Check and Improve Your Credit Score
Your credit score plays a very important role in determining your personal loan eligibility. Lenders assess your creditworthiness on the basis of your credit score, which reflects your history of credit utilisation, loan repayments, etc. Most lenders look for a CIBIL score of 700 or higher. Before applying for a personal loan, you can check your credit score. If it is below the required range, you can take several steps to improve it, like paying your bills on time, avoiding new debt, and reducing your credit card balance.
Suggested Read: 10 Tips to Improve Your 300 Credit Score?
Pay All Bills on Time
Paying all your bills on time significantly improves your personal loan approval chances. Timely bill payments contribute to a strong credit history and score, showcase financial discipline to lenders, and show that you can manage debt responsibly. All of these make you a less risky borrower for lenders, which allows them to offer you better interest rates and borrowing terms.
Research Different Lenders
Make sure that you put in the due research and compare personal loan offers from various lenders. Each will have its specific eligibility, interest rates, and borrowing terms. Researching and comparing different lenders will help you find the best loan options with favourable terms that align with your needs. Looking into customer reviews can also help you gain valuable insights into the credibility and customer support offered by different lenders.

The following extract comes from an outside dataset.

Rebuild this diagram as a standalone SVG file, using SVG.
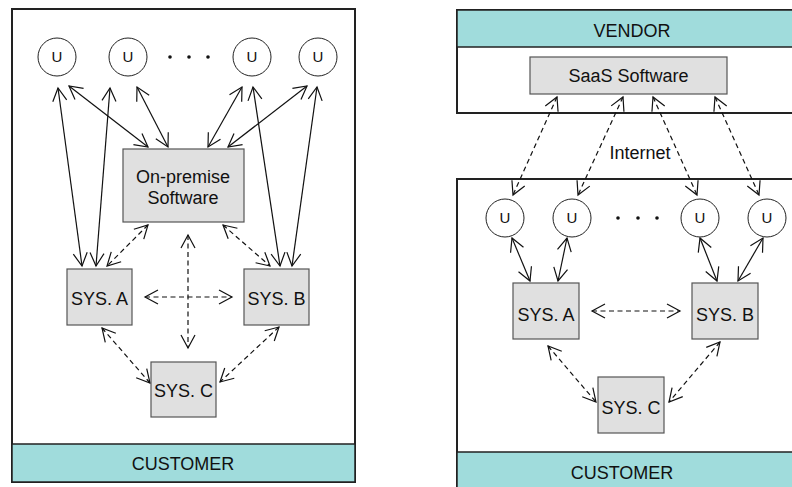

Avoid Multiple Applications
Putting in multiple personal loan applications within a short period of time may impact your credit score negatively and signal desperation to lenders. Every time you put in a loan application, it triggers a hard inquiry into your credit report, which can temporarily lower your credit score. It is a better idea to first assess your options carefully, research lenders, and apply selectively for personal loan options that fit your needs and eligibility.

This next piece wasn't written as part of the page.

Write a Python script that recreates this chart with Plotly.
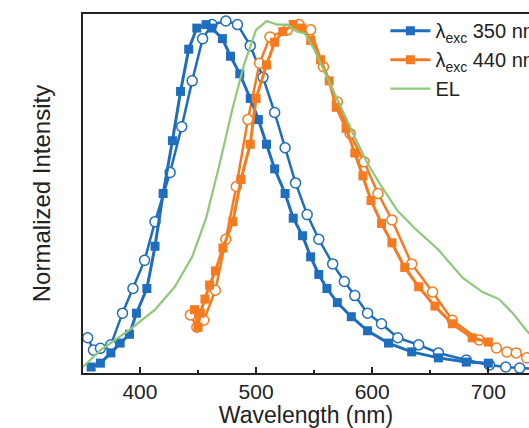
import plotly.graph_objects as go

# Blue, filled squares (lambda_exc 350 nm)
blue_sq_x = [358, 366, 375, 383, 391, 397, 406, 413, 420, 428, 435, 442, 449, 457, 462, 471, 478, 486, 495, 502,
             509, 516, 525, 532, 540, 547, 554, 561, 570, 582, 596, 614, 634, 657, 681, 700]
blue_sq_y = [0.017, 0.028, 0.057, 0.085, 0.11, 0.17, 0.24, 0.36, 0.51, 0.66, 0.80, 0.92, 0.98, 0.99, 0.98, 0.95,
             0.90, 0.85, 0.78, 0.72, 0.65, 0.58, 0.51, 0.44, 0.39, 0.33, 0.28, 0.24, 0.20, 0.16, 0.12, 0.085,
             0.06, 0.043, 0.031, 0.028]

# Blue, hollow circles
blue_ci_x = [355, 360, 366, 375, 385, 394, 404, 413, 426, 436, 445, 454, 462, 474, 484, 495, 506, 516, 525, 534,
             544, 554, 566, 576, 585, 596, 608, 622, 640, 657, 681, 701, 715, 727, 740]
blue_ci_y = [0.10, 0.065, 0.07, 0.08, 0.17, 0.24, 0.32, 0.43, 0.57, 0.70, 0.83, 0.95, 0.99, 1.0, 0.99, 0.93, 0.84,
             0.74, 0.64, 0.54, 0.45, 0.38, 0.31, 0.26, 0.22, 0.17, 0.14, 0.10, 0.08, 0.057, 0.037, 0.023, 0.017,
             0.014, 0.012]

# Orange, filled squares (lambda_exc 440 nm)
orange_sq_x = [447, 450, 452, 456, 460, 465, 471.5, 480, 487, 495, 500, 509, 516, 523, 532, 539.5, 547, 555.5, 563,
               569, 577.5, 585, 592, 599, 608, 617, 628, 640, 654, 669, 686, 700]
orange_sq_y = [0.18, 0.13, 0.17, 0.21, 0.25, 0.29, 0.355, 0.43, 0.55, 0.65, 0.78, 0.875, 0.94, 0.97, 0.99, 0.98,
               0.945, 0.89, 0.83, 0.755, 0.695, 0.625, 0.56, 0.49, 0.425, 0.37, 0.30, 0.245, 0.19, 0.14, 0.10, 0.088]

# Orange, hollow circles
orange_ci_x = [443.5, 449, 455, 465, 474, 483, 493, 503, 512, 527, 537, 547, 558, 570, 581, 593, 605, 617, 634, 652,
               669, 692, 707, 716, 724, 733, 742]
orange_ci_y = [0.165, 0.13, 0.15, 0.235, 0.38, 0.53, 0.72, 0.88, 0.955, 0.975, 0.99, 0.975, 0.87, 0.77, 0.68, 0.60,
               0.51, 0.435, 0.31, 0.23, 0.15, 0.094, 0.071, 0.06, 0.057, 0.043, 0.035]

# EL, green line
el_x = [351, 366, 390, 413, 430, 445, 457, 468, 480, 490, 500, 509, 518, 527, 535, 542, 550, 561, 573, 585, 596,
        608, 622, 637, 657, 678, 695, 709, 721, 733, 745]
el_y = [0.017, 0.065, 0.12, 0.18, 0.245, 0.33, 0.44, 0.585, 0.755, 0.88, 0.975, 1.0, 0.99, 0.99, 0.97, 0.965, 0.92,
        0.84, 0.755, 0.67, 0.595, 0.53, 0.46, 0.41, 0.35, 0.27, 0.23, 0.21, 0.17, 0.12, 0.08]

x_ticks = [400, 500, 600, 700]
legend_labels = ["λ<sub>exc</sub> 350 nm", "λ<sub>exc</sub> 440 nm", "EL"]

BLUE = "#1f6dbd"
ORANGE = "#f47b20"
GREEN = "#8cc97a"
FONT = "Arial, Liberation Sans, sans-serif"

fig = go.Figure()

fig.add_trace(go.Scatter(x=blue_ci_x, y=blue_ci_y, mode="lines+markers", showlegend=False,
                         line=dict(color=BLUE, width=2.5),
                         marker=dict(symbol="circle", size=10, color="white",
                                     line=dict(color=BLUE, width=1.5))))
fig.add_trace(go.Scatter(x=orange_ci_x, y=orange_ci_y, mode="lines+markers", showlegend=False,
                         line=dict(color=ORANGE, width=2.5),
                         marker=dict(symbol="circle", size=10, color="white",
                                     line=dict(color=ORANGE, width=1.5))))
fig.add_trace(go.Scatter(x=blue_sq_x, y=blue_sq_y, mode="lines+markers", name=legend_labels[0],
                         line=dict(color=BLUE, width=3),
                         marker=dict(symbol="square", size=9, color=BLUE)))
fig.add_trace(go.Scatter(x=orange_sq_x, y=orange_sq_y, mode="lines+markers", name=legend_labels[1],
                         line=dict(color=ORANGE, width=3),
                         marker=dict(symbol="square", size=9, color=ORANGE)))
fig.add_trace(go.Scatter(x=el_x, y=el_y, mode="lines", name=legend_labels[2],
                         line=dict(color=GREEN, width=2.2)))

fig.update_layout(
    width=529, height=428,
    margin=dict(l=83, r=0, t=14, b=55, autoexpand=False),
    paper_bgcolor="white", plot_bgcolor="white",
    font=dict(family=FONT, color="#222222", size=20),
    legend=dict(x=0.678, y=1.008, xanchor="left", yanchor="top",
                bgcolor="rgba(255,255,255,0)", font=dict(size=20), tracegroupgap=0, itemwidth=40),
    xaxis=dict(range=[351, 735], tickvals=x_ticks, ticks="inside", ticklen=6, tickwidth=2,
               tickcolor="#222222", showline=True, linecolor="#222222", linewidth=2, mirror=True,
               showgrid=False, zeroline=False, tickfont=dict(size=21), ticklabelstandoff=-1,
               minor=dict(ticks="inside", ticklen=3, tickwidth=2, dtick=50, tick0=0, tickcolor="#222222"),
               title=dict(text="Wavelength (nm)", font=dict(size=23), standoff=7)),
    yaxis=dict(range=[0, 1.02], showticklabels=False, ticks="", showline=True, linecolor="#222222",
               linewidth=2, mirror=False, showgrid=False, zeroline=False,
               title=dict(text="Normalized Intensity", font=dict(size=24), standoff=24)),
)

fig.write_html("out.html", config={"displayModeBar": False},
               post_script="document.body.style.margin='0';document.body.style.overflow='hidden';")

Provide Accurate and Complete Information
When you apply for a personal loan, make sure that the information you are providing is accurate and complete. Make sure that you double check everything, including your personal information, income details, existing debt, etc. Any inconsistencies or incorrect details in the application can lead to rejection or delays in your personal loan application.
Gather All Your Documents
Have all your personal loan documents, like your identity proof, proof of address, income proof, bank statements, etc., ready before you start applying. You can create a basic checklist of the documents you will need during the research stage. Having complete and legible documentation at hand can speed up the verification process.
Suggested Read: Understanding Maximum and Minimum Tenure for Personal Loans?
Consider a Co-Applicant
If you have a low credit score or an insufficient income to meet the eligibility criteria of the lender, you can consider applying for a personal loan with a co-applicant. A co-applicant holds equal responsibility for repaying the loan, which is why their income and creditworthiness are also taken into account during application assessment. A co-applicant with a strong financial profile can also improve your chances of personal loan approval.
Getting your instant personal loan application approved requires due research and consideration. By focusing on aspects like your CIBIL score, evaluating your financial profile, researching lenders, and ensuring an accurate application, you can significantly improve your chances of personal loan approval. With the right approach and preparation, you will be able to secure the right personal loan that meets your financial needs well.